[start Source data]
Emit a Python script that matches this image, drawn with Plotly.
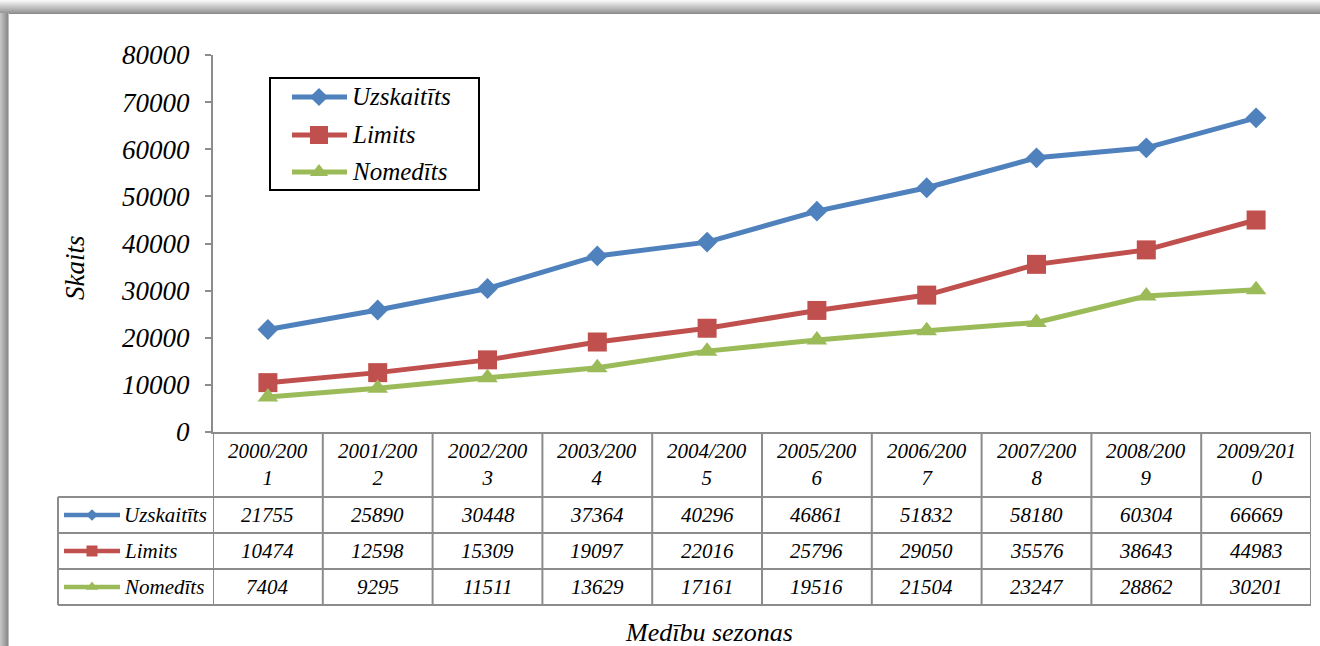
import plotly.graph_objects as go

W, H = 1320, 646

seasons = ["2000/2001", "2001/2002", "2002/2003", "2003/2004", "2004/2005",
           "2005/2006", "2006/2007", "2007/2008", "2008/2009", "2009/2010"]
header_labels = ["2000/200<br>1", "2001/200<br>2", "2002/200<br>3", "2003/200<br>4", "2004/200<br>5",
                 "2005/200<br>6", "2006/200<br>7", "2007/200<br>8", "2008/200<br>9", "2009/201<br>0"]
series_names = ["Uzskaitīts", "Limits", "Nomedīts"]
uzskaitits = [21755, 25890, 30448, 37364, 40296, 46861, 51832, 58180, 60304, 66669]
limits = [10474, 12598, 15309, 19097, 22016, 25796, 29050, 35576, 38643, 44983]
nomedits = [7404, 9295, 11511, 13629, 17161, 19516, 21504, 23247, 28862, 30201]
y_ticks = [0, 10000, 20000, 30000, 40000, 50000, 60000, 70000, 80000]

colors = ["#4F81BD", "#C0504D", "#9BBB59"]
symbols = ["diamond", "square", "triangle-up"]
msizes = [16, 19, 18]
legend_sizes = [14, 18, 16]
key_sizes = [9, 11, 11]
all_series = [uzskaitits, limits, nomedits]

FONT = "Liberation Serif"
GRID = "#8c8c8c"

# pixel layout
PL, PR, PT, PB = 213, 1311, 55, 432
ROWS = [432, 497, 533, 569, 605]
TL = 58
LEG_BOX = (270, 479, 78, 190)
LEG_Y = [97, 135, 172]

def px(x):
    return x / W

def py(y):
    return 1 - y / H

def ifont(size):
    return dict(family=FONT, size=size, color="black", style="italic")

fig = go.Figure()
xs = list(range(len(seasons)))
for name, vals, c, s, ms in zip(series_names, all_series, colors, symbols, msizes):
    fig.add_trace(go.Scatter(
        x=xs, y=vals, name=name, mode="lines+markers",
        line=dict(color=c, width=5),
        marker=dict(symbol=s, size=ms, color=c),
        xaxis="x", yaxis="y", showlegend=False,
    ))

# legend keys: floating legend box and data-table legend column (auxiliary pixel axes)
for i, (name, c, s) in enumerate(zip(series_names, colors, symbols)):
    yl = LEG_Y[i]
    fig.add_trace(go.Scatter(
        x=[292, 347], y=[yl, yl], mode="lines", line=dict(color=c, width=5),
        xaxis="x2", yaxis="y2", showlegend=False, hoverinfo="skip"))
    fig.add_trace(go.Scatter(
        x=[319], y=[yl], mode="markers", marker=dict(symbol=s, size=legend_sizes[i], color=c),
        xaxis="x2", yaxis="y2", showlegend=False, hoverinfo="skip"))
    yc = (ROWS[i + 1] + ROWS[i + 2]) / 2
    fig.add_trace(go.Scatter(
        x=[64, 120], y=[yc, yc], mode="lines", line=dict(color=c, width=4.5),
        xaxis="x2", yaxis="y2", showlegend=False, hoverinfo="skip"))
    fig.add_trace(go.Scatter(
        x=[92], y=[yc], mode="markers", marker=dict(symbol=s, size=key_sizes[i], color=c),
        xaxis="x2", yaxis="y2", showlegend=False, hoverinfo="skip"))

shapes = []
# frame (grey border)
top_cols = ["#f7f7f7", "#f0f0f0", "#e8e8e8", "#e0e0e0", "#d8d8d8", "#d0d0d0", "#c8c8c8",
            "#c0c0c0", "#b8b8b8", "#b0b0b0", "#a8a8a8", "#a0a0a0", "#989898", "#8c8c8c"]
for i, col in enumerate(top_cols):
    shapes.append(dict(type="rect", xref="paper", yref="paper", x0=0, x1=1,
                       y0=py(i + 1), y1=py(i), fillcolor=col, line=dict(width=0), layer="below"))
left_cols = ["#c4c4c4", "#bcbcbc", "#b4b4b4", "#acacac", "#a4a4a4", "#9c9c9c", "#949494", "#8c8c8c", "#bdbdbd"]
for i, col in enumerate(left_cols):
    shapes.append(dict(type="rect", xref="paper", yref="paper", x0=px(i), x1=px(i + 1),
                       y0=0, y1=py(len(top_cols) - 1), fillcolor=col, line=dict(width=0), layer="below"))

# legend box
shapes.append(dict(type="rect", xref="paper", yref="paper",
                   x0=px(LEG_BOX[0]), x1=px(LEG_BOX[1]), y0=py(LEG_BOX[3]), y1=py(LEG_BOX[2]),
                   line=dict(color="black", width=2), fillcolor="rgba(0,0,0,0)", layer="below"))

# table grid
for k in range(len(seasons) + 1):
    shapes.append(dict(type="line", xref="x", yref="paper", x0=k - 0.5, x1=k - 0.5,
                       y0=py(ROWS[0]), y1=py(ROWS[-1]), line=dict(color=GRID, width=2)))
for r in ROWS[1:]:
    shapes.append(dict(type="line", xref="paper", yref="paper", x0=px(TL), x1=px(PR),
                       y0=py(r), y1=py(r), line=dict(color=GRID, width=2)))
shapes.append(dict(type="line", xref="paper", yref="paper", x0=px(TL), x1=px(TL),
                   y0=py(ROWS[1]), y1=py(ROWS[-1]), line=dict(color=GRID, width=2)))

annotations = []
# legend texts
for i, name in enumerate(series_names):
    annotations.append(dict(x=px(350), y=py(LEG_Y[i]), xref="paper", yref="paper",
                            text=name, showarrow=False, xanchor="left", yanchor="middle",
                            font=ifont(25)))
# header labels
for i, lab in enumerate(header_labels):
    annotations.append(dict(x=i, y=py((ROWS[0] + ROWS[1]) / 2), xref="x", yref="paper",
                            text=lab, showarrow=False, xanchor="center", yanchor="middle",
                            font=ifont(21)))
# values
for r, vals in enumerate(all_series):
    yc = (ROWS[r + 1] + ROWS[r + 2]) / 2
    for i, v in enumerate(vals):
        annotations.append(dict(x=i, y=py(yc), xref="x", yref="paper", text=str(v),
                                showarrow=False, xanchor="center", yanchor="middle",
                                font=ifont(21)))
    annotations.append(dict(x=px(122), y=py(yc), xref="paper", yref="paper",
                            text=series_names[r], showarrow=False, xanchor="left", yanchor="middle",
                            font=ifont(21)))
# axis titles
annotations.append(dict(x=px(75), y=py(268), xref="paper", yref="paper", text="Skaits",
                        textangle=-90, showarrow=False, xanchor="center", yanchor="middle",
                        font=ifont(27)))
annotations.append(dict(x=px(709), y=py(632), xref="paper", yref="paper", text="Medību sezonas",
                        showarrow=False, xanchor="center", yanchor="middle",
                        font=ifont(26)))

fig.update_layout(
    width=W, height=H,
    margin=dict(l=0, r=0, t=0, b=0, autoexpand=False),
    paper_bgcolor="white", plot_bgcolor="rgba(0,0,0,0)",
    showlegend=False,
    xaxis=dict(domain=[px(PL), px(PR)], range=[-0.5, 9.5], showticklabels=False,
               showgrid=False, zeroline=False, showline=True, linecolor=GRID, linewidth=2,
               ticks="", automargin=False),
    yaxis=dict(domain=[py(PB), py(PT)], range=[0, 80000], tickvals=y_ticks,
               ticktext=[str(v) for v in y_ticks],
               showgrid=False, zeroline=False, showline=True, linecolor=GRID, linewidth=2,
               ticks="outside", ticklen=6, tickwidth=2, tickcolor=GRID,
               ticklabelstandoff=10, automargin=False,
               tickfont=ifont(27)),
    xaxis2=dict(domain=[0, 1], range=[0, W], visible=False, anchor="y2", automargin=False),
    yaxis2=dict(domain=[0, 1], range=[H, 0], visible=False, anchor="x2", automargin=False),
    shapes=shapes,
    annotations=annotations,
)

fig.write_html("out.html", config={"displayModeBar": False},
               post_script="document.body.style.margin='0';document.body.style.overflow='hidden';")
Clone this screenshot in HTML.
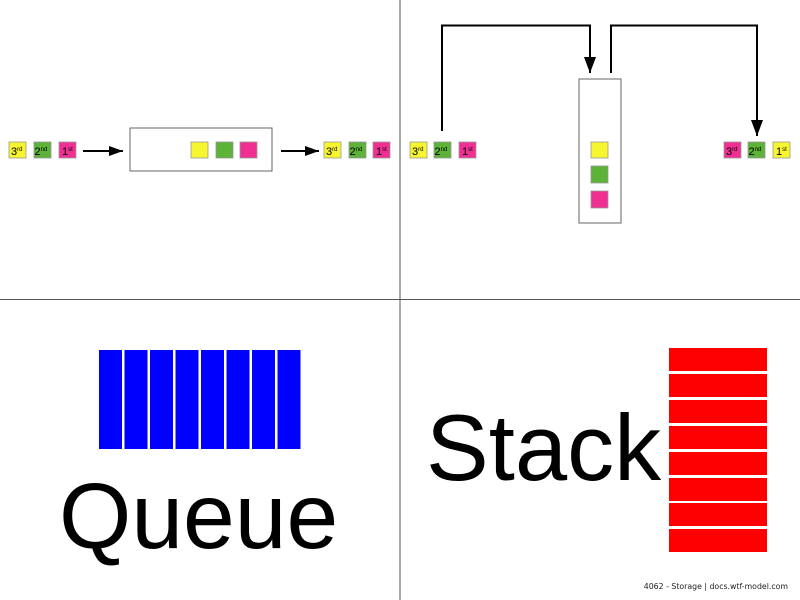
[end Source data]
| What is asked |
Leave out all images, then reproduce the entries above exactly.

| Response to the exercise |
Emit a Python script that matches this image, drawn with Plotly.
import plotly.graph_objects as go

W, H = 1320, 646

seasons = ["2000/2001", "2001/2002", "2002/2003", "2003/2004", "2004/2005",
           "2005/2006", "2006/2007", "2007/2008", "2008/2009", "2009/2010"]
header_labels = ["2000/200<br>1", "2001/200<br>2", "2002/200<br>3", "2003/200<br>4", "2004/200<br>5",
                 "2005/200<br>6", "2006/200<br>7", "2007/200<br>8", "2008/200<br>9", "2009/201<br>0"]
series_names = ["Uzskaitīts", "Limits", "Nomedīts"]
uzskaitits = [21755, 25890, 30448, 37364, 40296, 46861, 51832, 58180, 60304, 66669]
limits = [10474, 12598, 15309, 19097, 22016, 25796, 29050, 35576, 38643, 44983]
nomedits = [7404, 9295, 11511, 13629, 17161, 19516, 21504, 23247, 28862, 30201]
y_ticks = [0, 10000, 20000, 30000, 40000, 50000, 60000, 70000, 80000]

colors = ["#4F81BD", "#C0504D", "#9BBB59"]
symbols = ["diamond", "square", "triangle-up"]
msizes = [16, 19, 18]
legend_sizes = [14, 18, 16]
key_sizes = [9, 11, 11]
all_series = [uzskaitits, limits, nomedits]

FONT = "Liberation Serif"
GRID = "#8c8c8c"

# pixel layout
PL, PR, PT, PB = 213, 1311, 55, 432
ROWS = [432, 497, 533, 569, 605]
TL = 58
LEG_BOX = (270, 479, 78, 190)
LEG_Y = [97, 135, 172]

def px(x):
    return x / W

def py(y):
    return 1 - y / H

def ifont(size):
    return dict(family=FONT, size=size, color="black", style="italic")

fig = go.Figure()
xs = list(range(len(seasons)))
for name, vals, c, s, ms in zip(series_names, all_series, colors, symbols, msizes):
    fig.add_trace(go.Scatter(
        x=xs, y=vals, name=name, mode="lines+markers",
        line=dict(color=c, width=5),
        marker=dict(symbol=s, size=ms, color=c),
        xaxis="x", yaxis="y", showlegend=False,
    ))

# legend keys: floating legend box and data-table legend column (auxiliary pixel axes)
for i, (name, c, s) in enumerate(zip(series_names, colors, symbols)):
    yl = LEG_Y[i]
    fig.add_trace(go.Scatter(
        x=[292, 347], y=[yl, yl], mode="lines", line=dict(color=c, width=5),
        xaxis="x2", yaxis="y2", showlegend=False, hoverinfo="skip"))
    fig.add_trace(go.Scatter(
        x=[319], y=[yl], mode="markers", marker=dict(symbol=s, size=legend_sizes[i], color=c),
        xaxis="x2", yaxis="y2", showlegend=False, hoverinfo="skip"))
    yc = (ROWS[i + 1] + ROWS[i + 2]) / 2
    fig.add_trace(go.Scatter(
        x=[64, 120], y=[yc, yc], mode="lines", line=dict(color=c, width=4.5),
        xaxis="x2", yaxis="y2", showlegend=False, hoverinfo="skip"))
    fig.add_trace(go.Scatter(
        x=[92], y=[yc], mode="markers", marker=dict(symbol=s, size=key_sizes[i], color=c),
        xaxis="x2", yaxis="y2", showlegend=False, hoverinfo="skip"))

shapes = []
# frame (grey border)
top_cols = ["#f7f7f7", "#f0f0f0", "#e8e8e8", "#e0e0e0", "#d8d8d8", "#d0d0d0", "#c8c8c8",
            "#c0c0c0", "#b8b8b8", "#b0b0b0", "#a8a8a8", "#a0a0a0", "#989898", "#8c8c8c"]
for i, col in enumerate(top_cols):
    shapes.append(dict(type="rect", xref="paper", yref="paper", x0=0, x1=1,
                       y0=py(i + 1), y1=py(i), fillcolor=col, line=dict(width=0), layer="below"))
left_cols = ["#c4c4c4", "#bcbcbc", "#b4b4b4", "#acacac", "#a4a4a4", "#9c9c9c", "#949494", "#8c8c8c", "#bdbdbd"]
for i, col in enumerate(left_cols):
    shapes.append(dict(type="rect", xref="paper", yref="paper", x0=px(i), x1=px(i + 1),
                       y0=0, y1=py(len(top_cols) - 1), fillcolor=col, line=dict(width=0), layer="below"))

# legend box
shapes.append(dict(type="rect", xref="paper", yref="paper",
                   x0=px(LEG_BOX[0]), x1=px(LEG_BOX[1]), y0=py(LEG_BOX[3]), y1=py(LEG_BOX[2]),
                   line=dict(color="black", width=2), fillcolor="rgba(0,0,0,0)", layer="below"))

# table grid
for k in range(len(seasons) + 1):
    shapes.append(dict(type="line", xref="x", yref="paper", x0=k - 0.5, x1=k - 0.5,
                       y0=py(ROWS[0]), y1=py(ROWS[-1]), line=dict(color=GRID, width=2)))
for r in ROWS[1:]:
    shapes.append(dict(type="line", xref="paper", yref="paper", x0=px(TL), x1=px(PR),
                       y0=py(r), y1=py(r), line=dict(color=GRID, width=2)))
shapes.append(dict(type="line", xref="paper", yref="paper", x0=px(TL), x1=px(TL),
                   y0=py(ROWS[1]), y1=py(ROWS[-1]), line=dict(color=GRID, width=2)))

annotations = []
# legend texts
for i, name in enumerate(series_names):
    annotations.append(dict(x=px(350), y=py(LEG_Y[i]), xref="paper", yref="paper",
                            text=name, showarrow=False, xanchor="left", yanchor="middle",
                            font=ifont(25)))
# header labels
for i, lab in enumerate(header_labels):
    annotations.append(dict(x=i, y=py((ROWS[0] + ROWS[1]) / 2), xref="x", yref="paper",
                            text=lab, showarrow=False, xanchor="center", yanchor="middle",
                            font=ifont(21)))
# values
for r, vals in enumerate(all_series):
    yc = (ROWS[r + 1] + ROWS[r + 2]) / 2
    for i, v in enumerate(vals):
        annotations.append(dict(x=i, y=py(yc), xref="x", yref="paper", text=str(v),
                                showarrow=False, xanchor="center", yanchor="middle",
                                font=ifont(21)))
    annotations.append(dict(x=px(122), y=py(yc), xref="paper", yref="paper",
                            text=series_names[r], showarrow=False, xanchor="left", yanchor="middle",
                            font=ifont(21)))
# axis titles
annotations.append(dict(x=px(75), y=py(268), xref="paper", yref="paper", text="Skaits",
                        textangle=-90, showarrow=False, xanchor="center", yanchor="middle",
                        font=ifont(27)))
annotations.append(dict(x=px(709), y=py(632), xref="paper", yref="paper", text="Medību sezonas",
                        showarrow=False, xanchor="center", yanchor="middle",
                        font=ifont(26)))

fig.update_layout(
    width=W, height=H,
    margin=dict(l=0, r=0, t=0, b=0, autoexpand=False),
    paper_bgcolor="white", plot_bgcolor="rgba(0,0,0,0)",
    showlegend=False,
    xaxis=dict(domain=[px(PL), px(PR)], range=[-0.5, 9.5], showticklabels=False,
               showgrid=False, zeroline=False, showline=True, linecolor=GRID, linewidth=2,
               ticks="", automargin=False),
    yaxis=dict(domain=[py(PB), py(PT)], range=[0, 80000], tickvals=y_ticks,
               ticktext=[str(v) for v in y_ticks],
               showgrid=False, zeroline=False, showline=True, linecolor=GRID, linewidth=2,
               ticks="outside", ticklen=6, tickwidth=2, tickcolor=GRID,
               ticklabelstandoff=10, automargin=False,
               tickfont=ifont(27)),
    xaxis2=dict(domain=[0, 1], range=[0, W], visible=False, anchor="y2", automargin=False),
    yaxis2=dict(domain=[0, 1], range=[H, 0], visible=False, anchor="x2", automargin=False),
    shapes=shapes,
    annotations=annotations,
)

fig.write_html("out.html", config={"displayModeBar": False},
               post_script="document.body.style.margin='0';document.body.style.overflow='hidden';")
Clone this screenshot in HTML.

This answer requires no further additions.